Research Rapture

Research Rapture

An ancient magic spell requires the sacrifice of myrrh troglitis. What is the troglitis form of myrrh?

Yesterday a simple reposting (from 2013 on a now deleted website) of an Egyptian incantation allowed me today an hour of bliss. It’s called Research Rapture, subcategory of Flow, the label appointed by Mihaly Csikszentmihalyi to a particular creative mental state: “The ego falls away. Time flies. Every action, movement, and thought follows inevitably from the previous one, like playing jazz. Your whole being is involved, and you’re using your skills to the utmost.”

I remember the old style rapture, when I covered my dining room table with opened volumes of the Encyclopaedia Britannica, cross-referencing articles and checking bibliographies. A dear friend suffered from a more advanced case. She spent happy hours at the Library of Congress.

Myrrh, I found out, is “a sap-like substance (resin) that comes out of cuts in the bark of trees that are members of the Commiphora species,” according to WebMD, my first hit on the way to my research high. After many more the euphoria peaked triumphantly at Thomas Dobson’s 1798 opus (take a deep breath) — Encyclopædia: Or, A Dictionary of Arts, Sciences, and Miscellaneous Literature; Constructed on a Plan, by which the Different Sciences and Arts are Digested Into the Form of Distinct Treatises Or Systems, Comprehending the History, Theory, and Practice, of Each, According to the Latest Discoveries and Improvements; and Full Explanations Given of the Various Detached Parts of Knowledge, Whether Relating to Natural and Artificial Objects, Or to Matters Ecclesiastical, Civil, Military, Commercial, &c., Including Elucidations of the Most Important Topics Relative to Religion, Morals, Manners, and the Oeconomy of Life; Together with a Description of All the Countries, Cities, Principal Mountains, Seas, Rivers, &c. Throughout the World; a General History, Ancient and Modern, of the Different Empires, Kingdoms, and States; and an Account of the Lives of the Most Eminent Persons in Every Nation, from the Earliest Ages Down to the Present Times. ...

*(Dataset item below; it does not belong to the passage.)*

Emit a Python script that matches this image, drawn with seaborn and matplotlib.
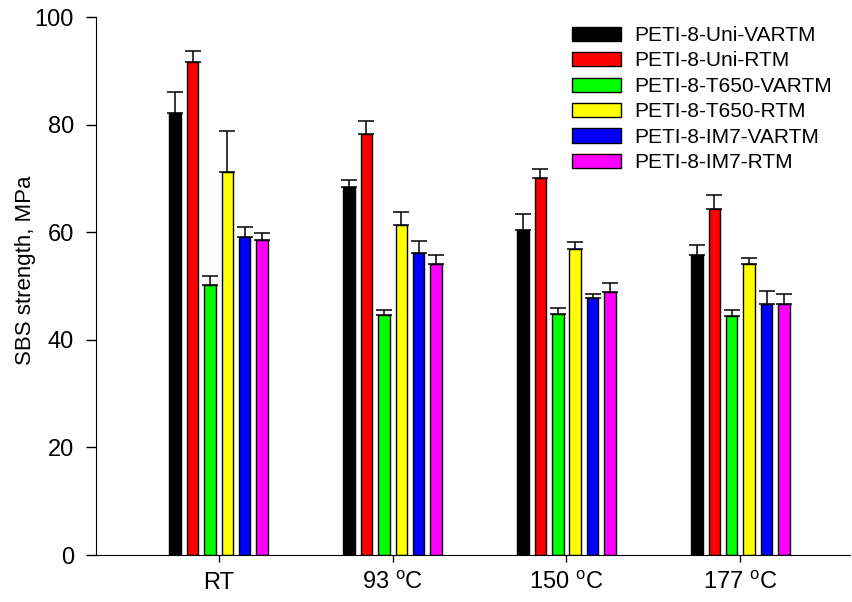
#plot.py
#SBS strength of PETI-8 composites at different test temperatures
import numpy as np
import pandas as pd
import matplotlib
matplotlib.use('Agg')
import matplotlib.pyplot as plt
import seaborn as sns

#Test temperatures (x categories)
temps = ['RT', '93 $\\mathregular{^{o}}$C', '150 $\\mathregular{^{o}}$C', '177 $\\mathregular{^{o}}$C']

#Panel types (hue)
panels = ['PETI-8-Uni-VARTM', 'PETI-8-Uni-RTM', 'PETI-8-T650-VARTM',
          'PETI-8-T650-RTM', 'PETI-8-IM7-VARTM', 'PETI-8-IM7-RTM']

#Mean SBS strength, MPa (one list per panel, in temps order)
uni_vartm = [82.1, 68.4, 60.4, 55.7]
uni_rtm = [91.6, 78.3, 70.1, 64.3]
t650_vartm = [50.1, 44.6, 44.8, 44.4]
t650_rtm = [71.1, 61.3, 56.9, 54.1]
im7_vartm = [59.1, 56.1, 47.7, 46.6]
im7_rtm = [58.6, 54.1, 48.8, 46.6]

#Upper error (standard deviation), MPa
uni_vartm_err = [3.9, 1.3, 2.9, 1.9]
uni_rtm_err = [2.1, 2.3, 1.7, 2.7]
t650_vartm_err = [1.7, 0.9, 1.1, 1.1]
t650_rtm_err = [7.8, 2.5, 1.2, 1.1]
im7_vartm_err = [1.9, 2.2, 0.9, 2.4]
im7_rtm_err = [1.2, 1.6, 1.8, 2.0]

means = [uni_vartm, uni_rtm, t650_vartm, t650_rtm, im7_vartm, im7_rtm]
errors = [uni_vartm_err, uni_rtm_err, t650_vartm_err, t650_rtm_err, im7_vartm_err, im7_rtm_err]

colours = ['black', 'red', '#00ff00', 'yellow', 'blue', 'magenta']

#Long format table for seaborn
rows = []
for panel, vals in zip(panels, means):
    for temp, v in zip(temps, vals):
        rows.append({'Temperature': temp, 'Panel': panel, 'SBS': v})
df = pd.DataFrame(rows)

plt.rcParams['font.family'] = ['Liberation Sans', 'DejaVu Sans']
plt.rcParams['mathtext.fontset'] = 'custom'
plt.rcParams['mathtext.rm'] = 'Liberation Sans'

fig = plt.figure(figsize=(8.52, 6.02), dpi=100)
ax = fig.add_axes([96/852, 47/602, 754/852, 538/602])

sns.barplot(data=df, x='Temperature', y='SBS', hue='Panel', order=temps, hue_order=panels,
            palette=colours, saturation=1, width=0.6, gap=0.34, edgecolor='black',
            linewidth=1, errorbar=None, ax=ax)

handles, labels = ax.get_legend_handles_labels()

#Upper error bars only
for container, err in zip(ax.containers, errors):
    xs = [p.get_x() + p.get_width() / 2 for p in container.patches]
    hs = [p.get_height() for p in container.patches]
    ax.errorbar(xs, hs, yerr=[np.zeros(len(err)), err], fmt='none', ecolor='black',
                elinewidth=1.1, capsize=6, capthick=1.1, zorder=1)

ax.legend(handles, labels, loc='upper left', bbox_to_anchor=(572/852, 1 - 26/602),
          bbox_transform=fig.transFigure, frameon=False, fontsize=15,
          handlelength=2.35, handleheight=0.67, handletextpad=0.62, labelspacing=0.31,
          borderpad=0, borderaxespad=0)

ax.set_xlim(-0.705, 3.63)
ax.set_ylim(0, 100)
ax.set_yticks([0, 20, 40, 60, 80, 100])
ax.set_xlabel('')
ax.set_ylabel('SBS strength, MPa', fontsize=16)
ax.yaxis.set_label_coords(-0.080, 0.53)
ax.tick_params(axis='both', labelsize=17, direction='out', width=1)
ax.tick_params(axis='y', length=7, pad=9)
ax.tick_params(axis='x', length=5, pad=7)
ax.spines['top'].set_visible(False)
ax.spines['right'].set_visible(False)

plt.savefig('out.png', dpi=100)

The entry for Myrrh on page 571 (ignore an obvious misprint for the number of the following page) states: “The ancients reckoned two kinds of myrrh: the one liquid, which they called ſlač'é or ſtarti: the other was ſolid, and went by the name of troglodite myrrh.”

Here we are referred to footnote B, the gist of which is that the ancients had much higher quality myrrh than we do. (Good-Old-Days syndrome.) It came from a region called by the Greeks Trog odytria and seems to have been transported by Abyssinians. Dobson calls it Abyssinian myrrh to distinguish it from the modern and inferior Arabic myrrh.

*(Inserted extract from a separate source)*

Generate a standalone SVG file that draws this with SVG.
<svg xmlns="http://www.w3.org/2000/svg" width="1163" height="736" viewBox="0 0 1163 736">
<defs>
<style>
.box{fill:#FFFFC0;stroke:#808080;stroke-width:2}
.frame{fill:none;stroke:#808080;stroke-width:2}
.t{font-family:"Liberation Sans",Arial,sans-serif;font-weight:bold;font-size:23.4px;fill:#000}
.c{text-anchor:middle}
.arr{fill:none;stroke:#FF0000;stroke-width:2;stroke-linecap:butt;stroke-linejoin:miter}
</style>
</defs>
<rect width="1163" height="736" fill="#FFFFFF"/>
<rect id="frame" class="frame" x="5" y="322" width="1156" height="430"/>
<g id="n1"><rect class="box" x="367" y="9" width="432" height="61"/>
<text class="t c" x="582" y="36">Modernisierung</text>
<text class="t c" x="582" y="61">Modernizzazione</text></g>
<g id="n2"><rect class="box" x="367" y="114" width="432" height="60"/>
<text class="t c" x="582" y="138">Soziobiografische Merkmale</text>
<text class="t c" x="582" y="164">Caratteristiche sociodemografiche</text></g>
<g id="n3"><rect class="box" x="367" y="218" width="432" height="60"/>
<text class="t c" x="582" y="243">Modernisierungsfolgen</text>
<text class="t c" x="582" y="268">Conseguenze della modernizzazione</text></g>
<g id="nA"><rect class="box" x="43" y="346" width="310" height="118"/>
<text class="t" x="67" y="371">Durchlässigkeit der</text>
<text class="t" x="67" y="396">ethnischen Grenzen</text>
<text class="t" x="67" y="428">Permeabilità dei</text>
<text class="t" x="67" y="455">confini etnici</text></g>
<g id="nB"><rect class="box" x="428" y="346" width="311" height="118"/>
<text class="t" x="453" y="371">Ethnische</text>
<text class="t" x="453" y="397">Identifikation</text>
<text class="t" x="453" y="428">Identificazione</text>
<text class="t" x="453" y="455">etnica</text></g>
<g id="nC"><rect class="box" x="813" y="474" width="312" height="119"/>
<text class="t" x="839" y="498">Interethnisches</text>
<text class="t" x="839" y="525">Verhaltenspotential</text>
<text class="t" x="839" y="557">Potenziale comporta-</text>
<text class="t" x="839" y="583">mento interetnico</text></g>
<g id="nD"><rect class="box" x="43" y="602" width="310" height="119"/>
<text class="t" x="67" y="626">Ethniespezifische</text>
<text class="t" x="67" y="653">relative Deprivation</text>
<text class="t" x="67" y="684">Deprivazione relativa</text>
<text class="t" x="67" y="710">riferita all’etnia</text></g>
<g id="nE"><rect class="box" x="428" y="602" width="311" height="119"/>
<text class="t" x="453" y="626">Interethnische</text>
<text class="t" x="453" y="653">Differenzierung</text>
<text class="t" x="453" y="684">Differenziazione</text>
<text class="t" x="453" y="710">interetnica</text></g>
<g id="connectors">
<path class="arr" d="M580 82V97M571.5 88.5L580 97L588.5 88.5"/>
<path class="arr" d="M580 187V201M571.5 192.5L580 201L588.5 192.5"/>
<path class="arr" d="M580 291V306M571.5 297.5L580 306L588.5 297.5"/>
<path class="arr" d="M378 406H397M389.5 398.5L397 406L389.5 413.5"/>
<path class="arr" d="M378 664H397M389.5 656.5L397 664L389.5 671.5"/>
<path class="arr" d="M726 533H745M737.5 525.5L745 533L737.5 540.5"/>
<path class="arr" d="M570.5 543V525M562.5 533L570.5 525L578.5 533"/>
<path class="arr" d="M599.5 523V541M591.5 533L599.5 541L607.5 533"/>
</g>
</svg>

According to Dobson, this better quality Abyssinian myrrh was being produced at the time of his writing, but in quantities so small as to be unavailable to Europeans. Alas, “theſe barbarians” who harvested it also burned the trees for firewood and did not replant. He laments: “the true Troglodite myrrh will be entirely loſt” and will lead posterity “to form many miſtaken conjećtures.”

I emerge from my ecstasy to record these insights. I have learned we are still barbarians, burning up the trees without replanting them, and we are a posterity that is without doubt forming “miſtaken conjećtures” due to all we have destroyed.